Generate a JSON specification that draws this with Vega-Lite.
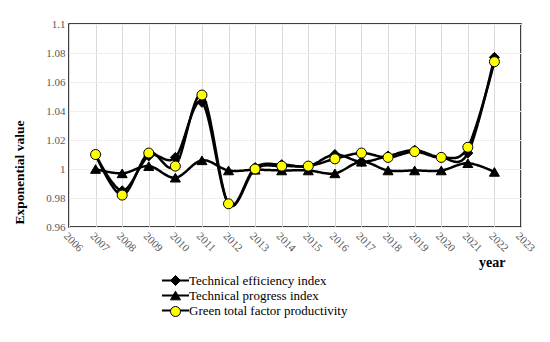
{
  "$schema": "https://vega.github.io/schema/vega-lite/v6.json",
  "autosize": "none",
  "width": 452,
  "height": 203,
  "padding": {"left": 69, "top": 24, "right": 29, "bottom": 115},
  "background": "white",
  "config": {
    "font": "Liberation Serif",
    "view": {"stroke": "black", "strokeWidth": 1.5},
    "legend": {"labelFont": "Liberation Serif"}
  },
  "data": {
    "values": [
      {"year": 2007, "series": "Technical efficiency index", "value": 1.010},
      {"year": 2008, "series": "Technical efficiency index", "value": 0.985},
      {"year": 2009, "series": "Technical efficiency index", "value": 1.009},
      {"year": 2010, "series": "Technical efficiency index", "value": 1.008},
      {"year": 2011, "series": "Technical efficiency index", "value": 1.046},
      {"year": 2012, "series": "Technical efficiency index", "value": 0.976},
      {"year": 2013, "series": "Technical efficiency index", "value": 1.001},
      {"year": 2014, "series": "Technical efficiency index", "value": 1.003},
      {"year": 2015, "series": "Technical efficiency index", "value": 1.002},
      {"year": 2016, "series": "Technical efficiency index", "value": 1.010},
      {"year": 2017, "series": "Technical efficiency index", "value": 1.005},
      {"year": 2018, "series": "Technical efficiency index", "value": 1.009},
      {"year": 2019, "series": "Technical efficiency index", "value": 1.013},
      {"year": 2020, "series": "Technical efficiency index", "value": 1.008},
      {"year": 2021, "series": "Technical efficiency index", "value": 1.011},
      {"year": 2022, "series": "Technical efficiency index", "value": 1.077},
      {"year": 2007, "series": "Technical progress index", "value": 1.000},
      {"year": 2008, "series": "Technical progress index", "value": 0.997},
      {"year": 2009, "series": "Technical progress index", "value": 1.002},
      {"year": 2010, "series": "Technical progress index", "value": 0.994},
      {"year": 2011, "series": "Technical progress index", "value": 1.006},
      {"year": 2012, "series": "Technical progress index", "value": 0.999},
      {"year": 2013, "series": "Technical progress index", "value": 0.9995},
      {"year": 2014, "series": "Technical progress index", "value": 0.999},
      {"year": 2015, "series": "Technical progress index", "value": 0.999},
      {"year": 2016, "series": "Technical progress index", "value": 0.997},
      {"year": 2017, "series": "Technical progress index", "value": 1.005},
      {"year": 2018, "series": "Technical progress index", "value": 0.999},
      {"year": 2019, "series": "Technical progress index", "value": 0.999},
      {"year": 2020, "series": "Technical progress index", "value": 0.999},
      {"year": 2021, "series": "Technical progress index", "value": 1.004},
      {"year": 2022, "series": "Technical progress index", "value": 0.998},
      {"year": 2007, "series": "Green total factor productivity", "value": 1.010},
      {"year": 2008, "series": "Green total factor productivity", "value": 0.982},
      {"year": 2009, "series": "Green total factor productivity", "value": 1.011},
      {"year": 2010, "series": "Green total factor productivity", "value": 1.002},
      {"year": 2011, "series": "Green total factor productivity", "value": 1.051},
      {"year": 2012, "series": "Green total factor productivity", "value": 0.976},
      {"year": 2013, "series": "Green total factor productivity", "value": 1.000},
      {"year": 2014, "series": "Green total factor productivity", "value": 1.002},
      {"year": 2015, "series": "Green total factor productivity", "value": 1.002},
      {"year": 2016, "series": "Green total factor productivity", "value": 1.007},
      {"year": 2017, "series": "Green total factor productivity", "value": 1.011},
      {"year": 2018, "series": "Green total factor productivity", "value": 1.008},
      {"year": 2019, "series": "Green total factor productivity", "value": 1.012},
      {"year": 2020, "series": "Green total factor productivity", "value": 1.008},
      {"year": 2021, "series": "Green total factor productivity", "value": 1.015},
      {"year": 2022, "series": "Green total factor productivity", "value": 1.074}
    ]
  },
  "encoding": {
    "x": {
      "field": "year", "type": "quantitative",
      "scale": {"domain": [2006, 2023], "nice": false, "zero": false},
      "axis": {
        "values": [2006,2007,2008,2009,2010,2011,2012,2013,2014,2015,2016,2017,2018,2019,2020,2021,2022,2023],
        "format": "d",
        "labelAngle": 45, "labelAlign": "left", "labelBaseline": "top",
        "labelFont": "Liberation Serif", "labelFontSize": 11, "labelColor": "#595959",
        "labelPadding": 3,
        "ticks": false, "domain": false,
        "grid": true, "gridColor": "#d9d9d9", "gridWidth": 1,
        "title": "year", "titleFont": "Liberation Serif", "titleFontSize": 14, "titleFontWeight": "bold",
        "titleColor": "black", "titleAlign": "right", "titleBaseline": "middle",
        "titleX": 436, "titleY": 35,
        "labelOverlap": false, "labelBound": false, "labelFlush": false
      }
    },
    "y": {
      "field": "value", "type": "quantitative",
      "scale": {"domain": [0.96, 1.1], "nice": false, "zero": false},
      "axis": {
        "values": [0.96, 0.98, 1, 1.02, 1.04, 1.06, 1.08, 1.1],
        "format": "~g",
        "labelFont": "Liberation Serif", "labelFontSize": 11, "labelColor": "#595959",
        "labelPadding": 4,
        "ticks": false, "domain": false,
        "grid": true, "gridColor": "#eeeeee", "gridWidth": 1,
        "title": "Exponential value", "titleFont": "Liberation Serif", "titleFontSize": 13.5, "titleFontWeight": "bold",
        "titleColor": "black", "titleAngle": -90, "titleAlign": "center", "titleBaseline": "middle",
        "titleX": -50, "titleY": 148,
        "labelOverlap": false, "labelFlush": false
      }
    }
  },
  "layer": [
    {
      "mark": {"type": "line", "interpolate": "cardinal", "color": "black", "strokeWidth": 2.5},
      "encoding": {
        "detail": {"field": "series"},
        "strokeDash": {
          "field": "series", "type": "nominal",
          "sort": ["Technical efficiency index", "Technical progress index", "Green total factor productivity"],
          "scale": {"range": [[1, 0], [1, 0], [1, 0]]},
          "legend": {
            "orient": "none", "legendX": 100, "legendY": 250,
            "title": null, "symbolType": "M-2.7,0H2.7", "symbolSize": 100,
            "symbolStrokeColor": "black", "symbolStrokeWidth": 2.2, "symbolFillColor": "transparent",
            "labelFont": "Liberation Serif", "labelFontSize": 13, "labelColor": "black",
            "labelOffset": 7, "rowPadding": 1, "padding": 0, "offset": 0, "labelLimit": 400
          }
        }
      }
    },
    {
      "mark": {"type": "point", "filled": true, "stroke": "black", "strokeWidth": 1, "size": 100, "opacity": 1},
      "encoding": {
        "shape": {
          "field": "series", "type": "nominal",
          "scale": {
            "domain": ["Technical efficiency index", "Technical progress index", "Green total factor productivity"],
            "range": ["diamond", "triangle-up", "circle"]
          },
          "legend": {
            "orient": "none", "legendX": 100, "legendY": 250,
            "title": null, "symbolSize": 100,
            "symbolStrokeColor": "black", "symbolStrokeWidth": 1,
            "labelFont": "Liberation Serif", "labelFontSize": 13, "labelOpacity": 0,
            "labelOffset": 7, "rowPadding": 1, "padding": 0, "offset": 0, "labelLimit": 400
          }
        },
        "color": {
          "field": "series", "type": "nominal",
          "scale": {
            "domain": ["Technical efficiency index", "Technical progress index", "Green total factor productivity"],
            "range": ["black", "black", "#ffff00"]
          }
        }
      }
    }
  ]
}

WORK TO DO>
Repeat the material above in full and unchanged, minus its images.

RESPONSE TO THIS TASK>
Generate a JSON specification that draws this with Vega-Lite.
{
  "$schema": "https://vega.github.io/schema/vega-lite/v6.json",
  "autosize": "none",
  "width": 452,
  "height": 203,
  "padding": {"left": 69, "top": 24, "right": 29, "bottom": 115},
  "background": "white",
  "config": {
    "font": "Liberation Serif",
    "view": {"stroke": "black", "strokeWidth": 1.5},
    "legend": {"labelFont": "Liberation Serif"}
  },
  "data": {
    "values": [
      {"year": 2007, "series": "Technical efficiency index", "value": 1.010},
      {"year": 2008, "series": "Technical efficiency index", "value": 0.985},
      {"year": 2009, "series": "Technical efficiency index", "value": 1.009},
      {"year": 2010, "series": "Technical efficiency index", "value": 1.008},
      {"year": 2011, "series": "Technical efficiency index", "value": 1.046},
      {"year": 2012, "series": "Technical efficiency index", "value": 0.976},
      {"year": 2013, "series": "Technical efficiency index", "value": 1.001},
      {"year": 2014, "series": "Technical efficiency index", "value": 1.003},
      {"year": 2015, "series": "Technical efficiency index", "value": 1.002},
      {"year": 2016, "series": "Technical efficiency index", "value": 1.010},
      {"year": 2017, "series": "Technical efficiency index", "value": 1.005},
      {"year": 2018, "series": "Technical efficiency index", "value": 1.009},
      {"year": 2019, "series": "Technical efficiency index", "value": 1.013},
      {"year": 2020, "series": "Technical efficiency index", "value": 1.008},
      {"year": 2021, "series": "Technical efficiency index", "value": 1.011},
      {"year": 2022, "series": "Technical efficiency index", "value": 1.077},
      {"year": 2007, "series": "Technical progress index", "value": 1.000},
      {"year": 2008, "series": "Technical progress index", "value": 0.997},
      {"year": 2009, "series": "Technical progress index", "value": 1.002},
      {"year": 2010, "series": "Technical progress index", "value": 0.994},
      {"year": 2011, "series": "Technical progress index", "value": 1.006},
      {"year": 2012, "series": "Technical progress index", "value": 0.999},
      {"year": 2013, "series": "Technical progress index", "value": 0.9995},
      {"year": 2014, "series": "Technical progress index", "value": 0.999},
      {"year": 2015, "series": "Technical progress index", "value": 0.999},
      {"year": 2016, "series": "Technical progress index", "value": 0.997},
      {"year": 2017, "series": "Technical progress index", "value": 1.005},
      {"year": 2018, "series": "Technical progress index", "value": 0.999},
      {"year": 2019, "series": "Technical progress index", "value": 0.999},
      {"year": 2020, "series": "Technical progress index", "value": 0.999},
      {"year": 2021, "series": "Technical progress index", "value": 1.004},
      {"year": 2022, "series": "Technical progress index", "value": 0.998},
      {"year": 2007, "series": "Green total factor productivity", "value": 1.010},
      {"year": 2008, "series": "Green total factor productivity", "value": 0.982},
      {"year": 2009, "series": "Green total factor productivity", "value": 1.011},
      {"year": 2010, "series": "Green total factor productivity", "value": 1.002},
      {"year": 2011, "series": "Green total factor productivity", "value": 1.051},
      {"year": 2012, "series": "Green total factor productivity", "value": 0.976},
      {"year": 2013, "series": "Green total factor productivity", "value": 1.000},
      {"year": 2014, "series": "Green total factor productivity", "value": 1.002},
      {"year": 2015, "series": "Green total factor productivity", "value": 1.002},
      {"year": 2016, "series": "Green total factor productivity", "value": 1.007},
      {"year": 2017, "series": "Green total factor productivity", "value": 1.011},
      {"year": 2018, "series": "Green total factor productivity", "value": 1.008},
      {"year": 2019, "series": "Green total factor productivity", "value": 1.012},
      {"year": 2020, "series": "Green total factor productivity", "value": 1.008},
      {"year": 2021, "series": "Green total factor productivity", "value": 1.015},
      {"year": 2022, "series": "Green total factor productivity", "value": 1.074}
    ]
  },
  "encoding": {
    "x": {
      "field": "year", "type": "quantitative",
      "scale": {"domain": [2006, 2023], "nice": false, "zero": false},
      "axis": {
        "values": [2006,2007,2008,2009,2010,2011,2012,2013,2014,2015,2016,2017,2018,2019,2020,2021,2022,2023],
        "format": "d",
        "labelAngle": 45, "labelAlign": "left", "labelBaseline": "top",
        "labelFont": "Liberation Serif", "labelFontSize": 11, "labelColor": "#595959",
        "labelPadding": 3,
        "ticks": false, "domain": false,
        "grid": true, "gridColor": "#d9d9d9", "gridWidth": 1,
        "title": "year", "titleFont": "Liberation Serif", "titleFontSize": 14, "titleFontWeight": "bold",
        "titleColor": "black", "titleAlign": "right", "titleBaseline": "middle",
        "titleX": 436, "titleY": 35,
        "labelOverlap": false, "labelBound": false, "labelFlush": false
      }
    },
    "y": {
      "field": "value", "type": "quantitative",
      "scale": {"domain": [0.96, 1.1], "nice": false, "zero": false},
      "axis": {
        "values": [0.96, 0.98, 1, 1.02, 1.04, 1.06, 1.08, 1.1],
        "format": "~g",
        "labelFont": "Liberation Serif", "labelFontSize": 11, "labelColor": "#595959",
        "labelPadding": 4,
        "ticks": false, "domain": false,
        "grid": true, "gridColor": "#eeeeee", "gridWidth": 1,
        "title": "Exponential value", "titleFont": "Liberation Serif", "titleFontSize": 13.5, "titleFontWeight": "bold",
        "titleColor": "black", "titleAngle": -90, "titleAlign": "center", "titleBaseline": "middle",
        "titleX": -50, "titleY": 148,
        "labelOverlap": false, "labelFlush": false
      }
    }
  },
  "layer": [
    {
      "mark": {"type": "line", "interpolate": "cardinal", "color": "black", "strokeWidth": 2.5},
      "encoding": {
        "detail": {"field": "series"},
        "strokeDash": {
          "field": "series", "type": "nominal",
          "sort": ["Technical efficiency index", "Technical progress index", "Green total factor productivity"],
          "scale": {"range": [[1, 0], [1, 0], [1, 0]]},
          "legend": {
            "orient": "none", "legendX": 100, "legendY": 250,
            "title": null, "symbolType": "M-2.7,0H2.7", "symbolSize": 100,
            "symbolStrokeColor": "black", "symbolStrokeWidth": 2.2, "symbolFillColor": "transparent",
            "labelFont": "Liberation Serif", "labelFontSize": 13, "labelColor": "black",
            "labelOffset": 7, "rowPadding": 1, "padding": 0, "offset": 0, "labelLimit": 400
          }
        }
      }
    },
    {
      "mark": {"type": "point", "filled": true, "stroke": "black", "strokeWidth": 1, "size": 100, "opacity": 1},
      "encoding": {
        "shape": {
          "field": "series", "type": "nominal",
          "scale": {
            "domain": ["Technical efficiency index", "Technical progress index", "Green total factor productivity"],
            "range": ["diamond", "triangle-up", "circle"]
          },
          "legend": {
            "orient": "none", "legendX": 100, "legendY": 250,
            "title": null, "symbolSize": 100,
            "symbolStrokeColor": "black", "symbolStrokeWidth": 1,
            "labelFont": "Liberation Serif", "labelFontSize": 13, "labelOpacity": 0,
            "labelOffset": 7, "rowPadding": 1, "padding": 0, "offset": 0, "labelLimit": 400
          }
        },
        "color": {
          "field": "series", "type": "nominal",
          "scale": {
            "domain": ["Technical efficiency index", "Technical progress index", "Green total factor productivity"],
            "range": ["black", "black", "#ffff00"]
          }
        }
      }
    }
  ]
}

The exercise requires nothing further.